Today, I’m sitting in a library realizing that I’m in a kind of personal finance funk lately and that I made a lot of personal finance mistakes these past years, but now I’m down the road so far that it’s hard to imagine going back and rethinking my choices. Things have been set into motion and objects altered based on the decisions that I’ve made and I’m finding it hard to fix matters. Today I’m going to write about my personal finance mistakes and the possible options I might have to alter them in a “talking to myself” format.
Money Trapped in the Equity of my House Problem
For a while, I was debt free and even afraid of debt. I created an accelerated debt repayment plan and executed it with a great degree of success. I knew that such a plan would guarantee that I force myself to stick to it and get it done. But on the negative side, now I have a good chunk of my money tied up in home equity that hasn’t really appreciated in my city much.

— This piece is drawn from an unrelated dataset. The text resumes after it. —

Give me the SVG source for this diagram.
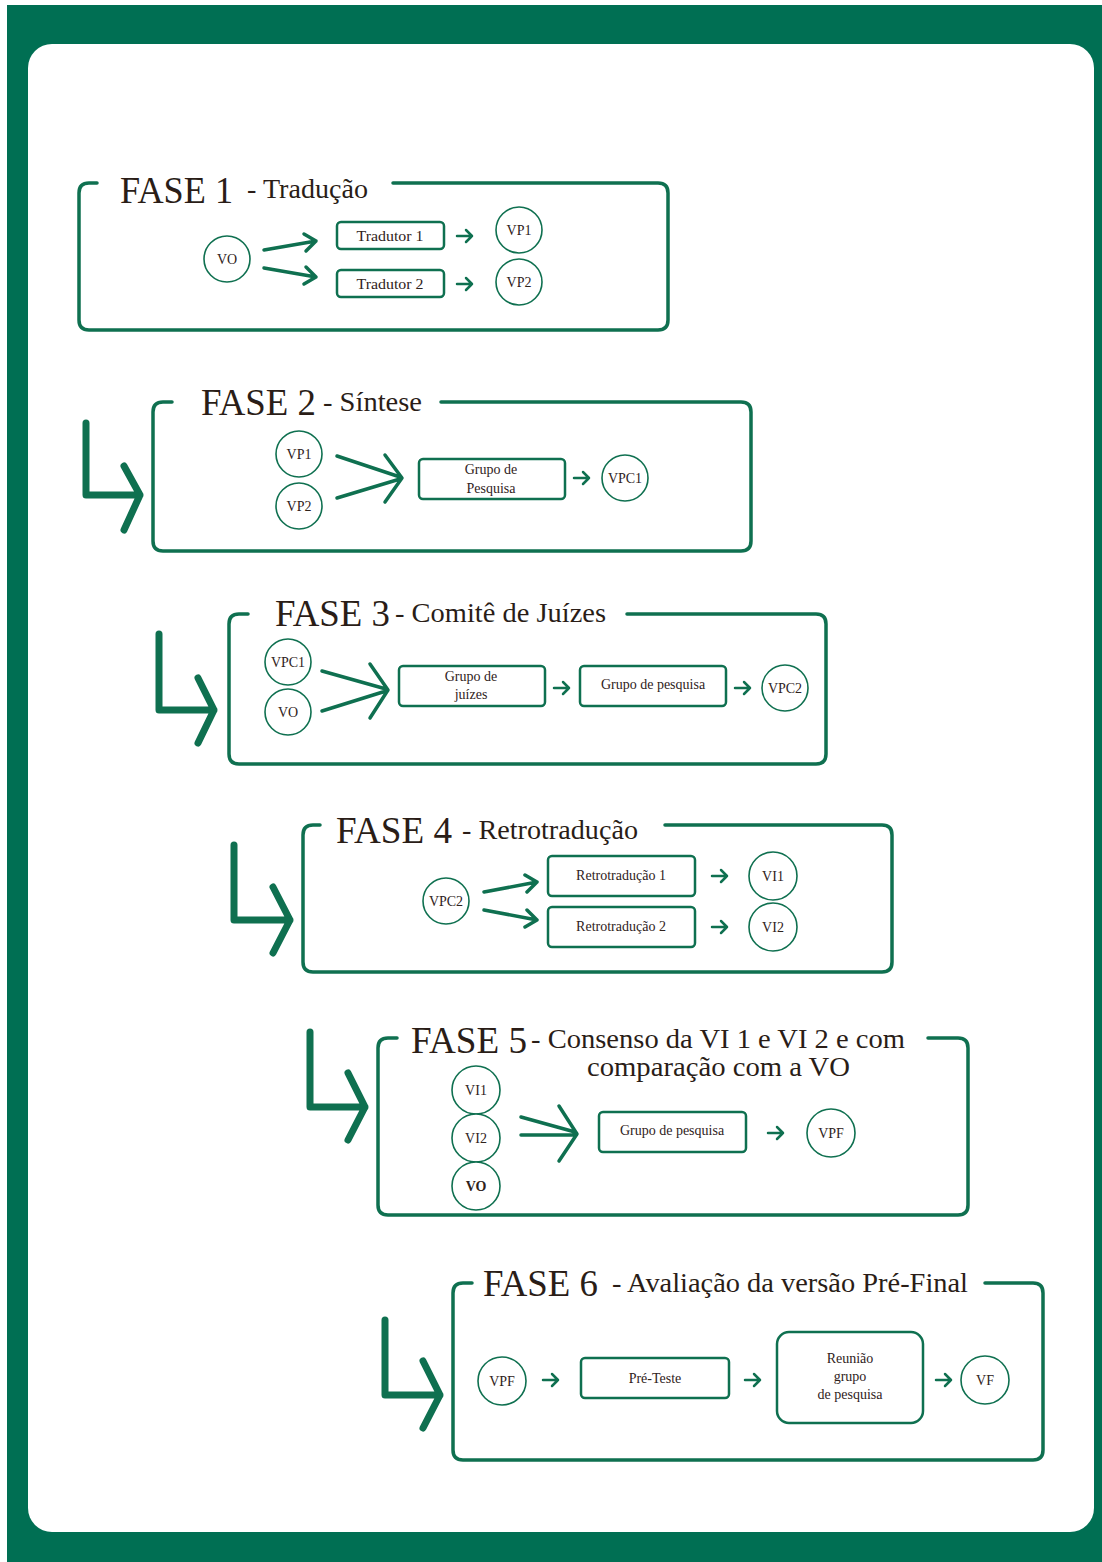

On the positive side, I had great peace of mind during “The Great Recession” since I was totally debt free during that period of time. I admit, it was a good move that made me almost stress free a good portion of the time during that horrible period.
So what am I complaining about? Well, when I started to make payments to pay off my house early, I knocked out a 7% borrowing rate, but later (during the last three or so years) I refinanced at 4.5%. Had I just pumped the money into my 401k (or other investments), I would have a much healthier balance today. I’m not saying that my balance today is unhealthy, but it would definitely be a larger amount.
So what is one thing that I can possible do?
Well, I could buy a new home and get a mortgage at the still relatively low rates, then take money from the sale of my exiting home and invest the money is some conservative investments that earn me a higher interest rate than my mortgage interest rate. This is one option that would free up my money, while at the same time take advantage of the lower debt interest rates. While I’m a little late to the boat on this one, it would still be to my advantage.
My Portfolio is Out of Balance
Overall, I’ve done well in the stock market these past few years, and this creates a most unusual problem for me. My stock portfolio has too many speculative stocks that now make up a percentage that is too high for my portfolio. While on the surface this might not seem bad, after all one want speculative stock jump up in value, right? But the problem is that such stocks also can drop just as quickly.
What I’ve done, and still need to do…
First, I’ve already sold some of the stock when it was double what I initially invested, so I took my initial investment out (this was awesome)! Unfortunately, my shares kept rising so much that I stopped this basic rule and started letting it ride (boo). While I’m still up in the stocks that I left alone, they have come down a bit so that I just left them alone now. What I need to do is take the hit and take out my principal as I should have done at the beginning of this year when the stocks were up over 100% vs my investment in them.
Next, once I sell my speculative winners and losers, I need to invest the money in some stocks like dividend stocks or something more stable.
So neither of my personal finance problems are unfixable, but sometimes they seem that way. The steps to resolve such financial imbalances is to think it through, develop a plan, then execute it.